Cape Town - The platinum strike was putting the country's credit rating at risk, ANC secretary general Gwede Mantashe warned on Thursday.
"We are still by and large a mining economy. Now, if your platinum sector is not producing for five months, that will impact on the overall performance of the economy," he told reporters at Parliament.
"So that strike needs to be attended to."
Mantashe said the strike had contributed to the negative growth of 0.6% for the first quarter and cautioned that if credit ratings fell "our borrowing costs will increase" - a key concern for the state's ambitious infrastructure drive.
He repeated his claim that foreigners were actively involved in the Association of Mineworkers and Construction Union's (Amcu) negotiations with mining houses, but declined to mention names or nationalities.
"Four people from foreign countries are actually right in the negotiations of Amcu and basically articulate the position of Amcu in public. That is a worrying situation," he said.
"If you allow a free-for-all, the risk of economic sabotage becomes real, because you will have people of all political persuasions come into the country and you will begin to see agitation in a country."
Mantashe said South Africans were naive to think they were the beneficiaries of global goodwill and that the country was immune to foreign meddling.
"South Africans only are naive enough to believe that they are darlings of the world.
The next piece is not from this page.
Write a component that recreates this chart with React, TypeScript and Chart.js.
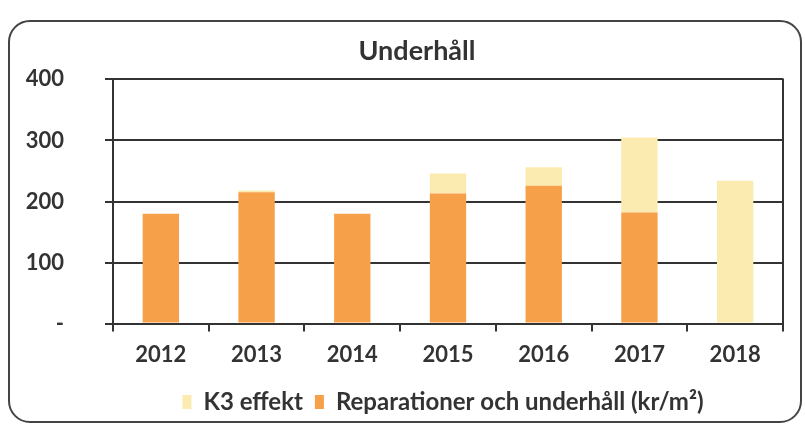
import React, { useEffect, useRef } from "react";
import { Chart, registerables } from "chart.js";

Chart.register(...registerables);

const categories = ["2012", "2013", "2014", "2015", "2016", "2017", "2018"];
const reparationer = [180, 215, 180, 213, 226, 182, 0];
const k3effekt = [0, 3, 0, 33, 30, 123, 234];
const yTickLabels: Record<number, string> = { 0: "-", 100: "100", 200: "200", 300: "300", 400: "400" };

const FONT = "Lato";
const INK = "#333";

const frame = {
  id: "frame",
  afterLayout(chart: any) {
    // centre title and legend the way the original sheet does
    if (chart.titleBlock) {
      chart.titleBlock.left += 13;
      chart.titleBlock.right += 13;
    }
    if (chart.legend) {
      chart.legend.left += 39;
      chart.legend.right += 39;
    }
  },
  afterDraw(chart: any) {
    const { ctx, chartArea } = chart;
    ctx.save();
    ctx.strokeStyle = INK;
    ctx.lineWidth = 2;
    ctx.beginPath();
    ctx.moveTo(chartArea.right, chartArea.top - 1);
    ctx.lineTo(chartArea.right, chartArea.bottom);
    ctx.stroke();
    ctx.restore();
  },
};

export default function App() {
  const ref = useRef<HTMLCanvasElement>(null);
  useEffect(() => {
    if (!ref.current) return;
    const chart = new Chart(ref.current, {
      type: "bar",
      data: {
        labels: categories,
        datasets: [
          {
            label: "Reparationer och underhåll (kr/m²)",
            data: reparationer,
            backgroundColor: "#F7A04A",
            barPercentage: 0.38,
            categoryPercentage: 1,
          },
          {
            label: "K3 effekt",
            data: k3effekt,
            backgroundColor: "#FCEBB0",
            barPercentage: 0.38,
            categoryPercentage: 1,
          },
        ],
      },
      options: {
        animation: false,
        responsive: false,
        layout: { padding: { left: 25, right: 22, bottom: 0, top: 0 } },
        plugins: {
          title: {
            display: true,
            text: "Underhåll",
            color: INK,
            font: { family: FONT, size: 27, weight: "bold" },
            padding: { top: 35, bottom: 12 },
          },
          legend: {
            position: "bottom",
            reverse: true,
            labels: {
              color: INK,
              font: { family: FONT, size: 24, weight: "bold" },
              boxWidth: 9,
              boxHeight: 14,
              padding: 12,
            },
          },
          tooltip: { enabled: false },
        },
        scales: {
          x: {
            stacked: true,
            grid: {
              display: true,
              offset: true,
              drawOnChartArea: false,
              tickLength: 8,
              color: INK,
              lineWidth: 2,
            },
            border: { display: true, color: INK, width: 2 },
            ticks: {
              color: INK,
              font: { family: FONT, size: 22, weight: "bold" },
              padding: 10,
              maxRotation: 0,
            },
          },
          y: {
            stacked: true,
            min: 0,
            max: 400,
            afterFit: (scale: any) => {
              scale.width = 88;
            },
            grid: { color: INK, lineWidth: 2, tickLength: 8 },
            border: { display: true, color: INK, width: 2 },
            ticks: {
              stepSize: 100,
              color: INK,
              font: { family: FONT, size: 22, weight: "bold" },
              padding: 41,
              callback: (v: any) => yTickLabels[v as number] ?? String(v),
            },
          },
        },
      },
      plugins: [frame],
    });
    return () => chart.destroy();
  }, []);
  return (
    <div style={{ position: "fixed", left: 0, top: 0, width: 805, height: 425, background: "#fff" }}>
      <div
        style={{
          position: "absolute",
          left: 8,
          top: 20,
          width: 790,
          height: 399,
          border: "2px solid #444",
          borderRadius: 22,
        }}
      />
      <canvas ref={ref} width={805} height={424} style={{ position: "absolute", left: 0, top: 0 }} />
    </div>
  );
}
People have our interests at heart, they are not interested in actually sabotaging our economy.
"We always think it can happen in Egypt, it can happen in Tunisia, it can happen everywhere, it will never happen to us," he said.
"It will happen to us if we are reckless and we allow things to go as they can and people to do as they wish."
Mantashe said the ruling party was concerned that the Economic Freedom Fighters were playing an active role in platinum mine wage talks.
"The second issue that worries us... that made us to describe that strike as turning into a political strike is the direct participation of the EFF in the negotiations."
Mantashe was speaking as strikers were waiting in Marikana for union leaders to brief them on the latest developments in wage negotiations after mining companies said an agreement in principal had been reached that they would propose to workers.
He stressed that, since 34 mineworkers were shot dead at Marikana in August 2012, another 17 people had died there in violence related to the lingering labour unrest.
"Our view is that state security must actually deal with the fact that... people feel so frightened that they can't go back to work even if they are starving," Mantashe said.
"There must be security and safety in the area so that people can make decisions, whether they want to continue to strike or they want to go back to work and not be frightened that you will go to work and may not see the sun the following day as death will be the case."
It has been widely reported that the foreigners Mantashe reproach for talking to strikers include Liv Shange, a Swedish national and deputy general secretary of the Workers and Socialist Party (Wasp), who has termed Mantashe's remarks xenophobic.
Shange told the media it was outrageous that Mantashe was blaming the strike on a "third force".
The strike began on January 23 and saw the SA Reserve Bank warn this week that it would drive down export figures as platinum stocks began running out.